Brief: Extract the first line through the line containing "1.217, 1.361, 2.322];" from the listing below, exactly as written.

═════ Dataset section ═════

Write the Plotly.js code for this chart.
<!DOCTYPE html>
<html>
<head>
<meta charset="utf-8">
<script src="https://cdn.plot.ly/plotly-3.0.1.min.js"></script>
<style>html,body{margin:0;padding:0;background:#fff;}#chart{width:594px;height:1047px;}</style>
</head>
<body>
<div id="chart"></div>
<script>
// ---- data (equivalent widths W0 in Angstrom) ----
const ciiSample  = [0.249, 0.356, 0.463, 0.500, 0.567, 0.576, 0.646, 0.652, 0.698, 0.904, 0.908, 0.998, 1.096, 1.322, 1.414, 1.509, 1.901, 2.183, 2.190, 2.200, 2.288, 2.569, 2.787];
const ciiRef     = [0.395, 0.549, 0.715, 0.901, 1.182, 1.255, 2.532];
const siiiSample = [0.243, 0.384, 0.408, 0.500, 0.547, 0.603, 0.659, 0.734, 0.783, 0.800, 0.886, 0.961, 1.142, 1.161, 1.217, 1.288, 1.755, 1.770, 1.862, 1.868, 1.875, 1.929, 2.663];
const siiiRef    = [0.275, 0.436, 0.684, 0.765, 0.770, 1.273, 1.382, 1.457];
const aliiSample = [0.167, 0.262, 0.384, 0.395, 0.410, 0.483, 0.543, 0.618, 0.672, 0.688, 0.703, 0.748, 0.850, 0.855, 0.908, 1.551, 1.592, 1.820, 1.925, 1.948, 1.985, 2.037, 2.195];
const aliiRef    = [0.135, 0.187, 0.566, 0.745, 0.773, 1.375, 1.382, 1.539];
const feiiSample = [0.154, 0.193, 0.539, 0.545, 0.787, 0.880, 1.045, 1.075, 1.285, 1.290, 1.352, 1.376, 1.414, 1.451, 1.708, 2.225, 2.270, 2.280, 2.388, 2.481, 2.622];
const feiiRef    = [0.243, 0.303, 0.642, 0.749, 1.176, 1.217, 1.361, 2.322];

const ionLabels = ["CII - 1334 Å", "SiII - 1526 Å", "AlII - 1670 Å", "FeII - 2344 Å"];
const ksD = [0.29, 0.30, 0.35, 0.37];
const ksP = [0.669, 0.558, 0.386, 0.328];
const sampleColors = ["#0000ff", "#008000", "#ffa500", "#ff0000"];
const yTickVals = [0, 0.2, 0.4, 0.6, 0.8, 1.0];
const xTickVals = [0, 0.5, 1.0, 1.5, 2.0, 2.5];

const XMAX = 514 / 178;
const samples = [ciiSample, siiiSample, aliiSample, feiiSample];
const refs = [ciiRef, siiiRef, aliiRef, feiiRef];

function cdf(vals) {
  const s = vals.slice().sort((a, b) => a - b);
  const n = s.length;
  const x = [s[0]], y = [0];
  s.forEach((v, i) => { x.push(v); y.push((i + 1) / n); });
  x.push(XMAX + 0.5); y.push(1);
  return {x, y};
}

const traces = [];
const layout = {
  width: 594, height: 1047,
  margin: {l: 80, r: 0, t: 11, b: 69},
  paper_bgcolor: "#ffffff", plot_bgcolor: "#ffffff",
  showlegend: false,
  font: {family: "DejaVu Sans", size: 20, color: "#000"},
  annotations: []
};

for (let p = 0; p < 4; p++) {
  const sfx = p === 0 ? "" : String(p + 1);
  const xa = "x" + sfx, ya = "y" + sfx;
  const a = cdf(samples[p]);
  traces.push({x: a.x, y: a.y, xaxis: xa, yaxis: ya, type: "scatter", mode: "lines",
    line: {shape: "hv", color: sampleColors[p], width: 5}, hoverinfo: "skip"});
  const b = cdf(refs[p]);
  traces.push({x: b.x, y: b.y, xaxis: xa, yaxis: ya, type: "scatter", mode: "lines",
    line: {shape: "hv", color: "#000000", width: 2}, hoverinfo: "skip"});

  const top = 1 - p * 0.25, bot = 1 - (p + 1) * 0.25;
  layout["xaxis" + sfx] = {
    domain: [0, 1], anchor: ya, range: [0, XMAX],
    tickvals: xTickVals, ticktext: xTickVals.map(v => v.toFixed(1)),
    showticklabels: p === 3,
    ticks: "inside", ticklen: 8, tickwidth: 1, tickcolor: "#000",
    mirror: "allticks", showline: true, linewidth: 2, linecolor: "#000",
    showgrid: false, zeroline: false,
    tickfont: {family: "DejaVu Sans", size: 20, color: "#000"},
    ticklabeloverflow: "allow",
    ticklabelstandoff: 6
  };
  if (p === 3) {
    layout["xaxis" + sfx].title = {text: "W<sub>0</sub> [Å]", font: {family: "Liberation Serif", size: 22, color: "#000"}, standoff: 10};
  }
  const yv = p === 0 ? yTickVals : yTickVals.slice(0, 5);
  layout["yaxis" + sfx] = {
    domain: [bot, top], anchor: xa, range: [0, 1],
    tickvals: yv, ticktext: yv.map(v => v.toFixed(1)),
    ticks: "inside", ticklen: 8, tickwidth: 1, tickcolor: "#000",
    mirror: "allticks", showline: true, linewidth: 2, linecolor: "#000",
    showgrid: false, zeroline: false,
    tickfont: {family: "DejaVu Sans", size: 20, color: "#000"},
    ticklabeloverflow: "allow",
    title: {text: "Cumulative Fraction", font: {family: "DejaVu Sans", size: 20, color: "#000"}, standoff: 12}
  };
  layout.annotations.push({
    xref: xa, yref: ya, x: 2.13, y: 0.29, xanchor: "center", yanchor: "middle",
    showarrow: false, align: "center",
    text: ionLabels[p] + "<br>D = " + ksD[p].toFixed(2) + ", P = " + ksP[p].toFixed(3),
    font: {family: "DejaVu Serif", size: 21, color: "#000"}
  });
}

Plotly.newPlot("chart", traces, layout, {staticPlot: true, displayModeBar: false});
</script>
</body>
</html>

═════

Result for this task:
Write the Plotly.js code for this chart.
<!DOCTYPE html>
<html>
<head>
<meta charset="utf-8">
<script src="https://cdn.plot.ly/plotly-3.0.1.min.js"></script>
<style>html,body{margin:0;padding:0;background:#fff;}#chart{width:594px;height:1047px;}</style>
</head>
<body>
<div id="chart"></div>
<script>
// ---- data (equivalent widths W0 in Angstrom) ----
const ciiSample  = [0.249, 0.356, 0.463, 0.500, 0.567, 0.576, 0.646, 0.652, 0.698, 0.904, 0.908, 0.998, 1.096, 1.322, 1.414, 1.509, 1.901, 2.183, 2.190, 2.200, 2.288, 2.569, 2.787];
const ciiRef     = [0.395, 0.549, 0.715, 0.901, 1.182, 1.255, 2.532];
const siiiSample = [0.243, 0.384, 0.408, 0.500, 0.547, 0.603, 0.659, 0.734, 0.783, 0.800, 0.886, 0.961, 1.142, 1.161, 1.217, 1.288, 1.755, 1.770, 1.862, 1.868, 1.875, 1.929, 2.663];
const siiiRef    = [0.275, 0.436, 0.684, 0.765, 0.770, 1.273, 1.382, 1.457];
const aliiSample = [0.167, 0.262, 0.384, 0.395, 0.410, 0.483, 0.543, 0.618, 0.672, 0.688, 0.703, 0.748, 0.850, 0.855, 0.908, 1.551, 1.592, 1.820, 1.925, 1.948, 1.985, 2.037, 2.195];
const aliiRef    = [0.135, 0.187, 0.566, 0.745, 0.773, 1.375, 1.382, 1.539];
const feiiSample = [0.154, 0.193, 0.539, 0.545, 0.787, 0.880, 1.045, 1.075, 1.285, 1.290, 1.352, 1.376, 1.414, 1.451, 1.708, 2.225, 2.270, 2.280, 2.388, 2.481, 2.622];
const feiiRef    = [0.243, 0.303, 0.642, 0.749, 1.176, 1.217, 1.361, 2.322];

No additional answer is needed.